Thursday, July 14, 2005

Is boxing done?

Sports Illustrated recently released its list of the highest paid athletes in sports last year the (earnings are calculated as salary plus endorsements)
The Worlds Top Earners
1) Tiger Woods (Golf) $86 Million
2) Micheal Schumacher (Autoracing) $81 Million
3) Andre Agassi (Tennis) $45.5 Million
4) Shaquille Oneal (Basketball) $41.5 Million
5) Oscar De La Hoya (Boxing) $40 Million
6) Micheal Vick (Football) $37 Million
7) David Beckham (Soccer) $30 Million
8) Kevin Garnett (Basketball) $30 Million
9) Peyton Manning (Football) $29.5 Million
10) LeBron James (Basketball) $28 Million

Notably absent from the list is a heavy weight boxer.. Apart from the charismatic De La Hoya only one other boxer is listed in the top 50, is middleweight Bernard Hopkins . How did heavyweight boxing slip so far off the mainstream radar...? "The richest prize in sports" has slipped so far that there are motorcycle racers (Valentino Rossi) and a football offensive lineman (St Louis Rams tackle Orlando Pace) earning more money.

In the US particularly, Heavyweight boxing has lost so much ground in popular culture that I would rank it behind pro and college football, pro and college basketball, baseball, golf, tennis, autoracing and hockey.

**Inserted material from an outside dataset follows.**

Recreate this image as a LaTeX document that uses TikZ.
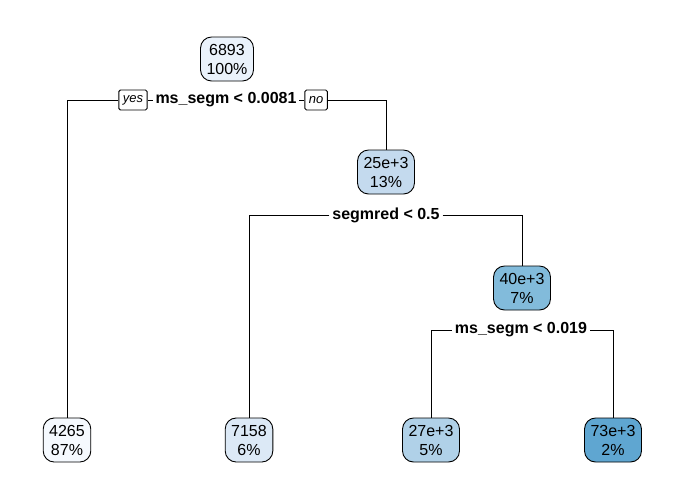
\documentclass[tikz,border=0pt]{standalone}
\usepackage{fontspec}
\setmainfont{Liberation Sans}
\usetikzlibrary{positioning}
\definecolor{cRoot}{HTML}{EAF2FB}
\definecolor{cA}{HTML}{F5F9FE}
\definecolor{cB}{HTML}{DCE9F6}
\definecolor{cC}{HTML}{C4DAEE}
\definecolor{cD}{HTML}{B0D1E8}
\definecolor{cE}{HTML}{82BBDB}
\definecolor{cF}{HTML}{5FA6D1}
\begin{document}
\begin{tikzpicture}[x=1pt,y=-1pt,line width=0.9pt,
  box/.style={draw,rounded corners=11pt,align=center,inner xsep=6pt,
    minimum height=44pt,font=\fontsize{16}{19}\selectfont},
  split/.style={font=\bfseries\fontsize{16}{18}\selectfont,inner sep=2.5pt},
  yesno/.style={draw,rounded corners=1.5pt,font=\itshape\fontsize{13}{15}\selectfont,
    inner xsep=4pt,minimum height=20pt,inner ysep=0pt}]
  \useasboundingbox (0,0) rectangle (685,498);
  % tree nodes
  \node[box,fill=cRoot] (root) at (227,59) {6893\\100\%};
  \node[box,fill=cC] (n25) at (386,172) {25e+3\\13\%};
  \node[box,fill=cE] (n40) at (522,288) {40e+3\\7\%};
  \node[box,fill=cA] (n4265) at (67,440) {4265\\87\%};
  \node[box,fill=cB] (n7158) at (249,440) {7158\\6\%};
  \node[box,fill=cD] (n27) at (431,440) {27e+3\\5\%};
  \node[box,fill=cF] (n73) at (613,440) {73e+3\\2\%};
  % split labels
  \node[split] (s1) at (226,100) {ms\_segm < 0.0081};
  \node[yesno,left=5pt of s1] (yes) {yes};
  \node[yesno,right=5pt of s1] (no) {no};
  \node[split] (s2) at (386,215) {segmred < 0.5};
  \node[split] (s3) at (521,330) {ms\_segm < 0.019};
  % branches
  \draw (s1.west) -- (yes.east);
  \draw (s1.east) -- (no.west);
  \draw (yes.west) -| (n4265.north);
  \draw (no.east) -| (n25.north);
  \draw (s2.west) -| (n7158.north);
  \draw (s2.east) -| (n40.north);
  \draw (s3.west) -| (n27.north);
  \draw (s3.east) -| (n73.north);
\end{tikzpicture}
\end{document}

Even The Ring magazine, the selfproclaimed "bible of boxing" admitted in a recent issue that boxing is now a cult sport.

It is a far cry from the days of Ali, and Frazier or even Tyson and Holyfield...

I guess to blame is both the alphabet soup of titles and the selfimposed ghettoisation brought about by pay per view boxing, which essentially made many of boxings flagship events invisible to the general public. Heavyweight boxing has slipped to the point where the major US networks no longer consider it a sufficently lucrative proposition to be worth their time.

Can it be saved? I dont know.. I think that the sport badly needs an icon, a Tiger Woods/Micheal Jordan/David Beckham to lift it out of the doldrums. At this point even a charismatic leading man might not be enough...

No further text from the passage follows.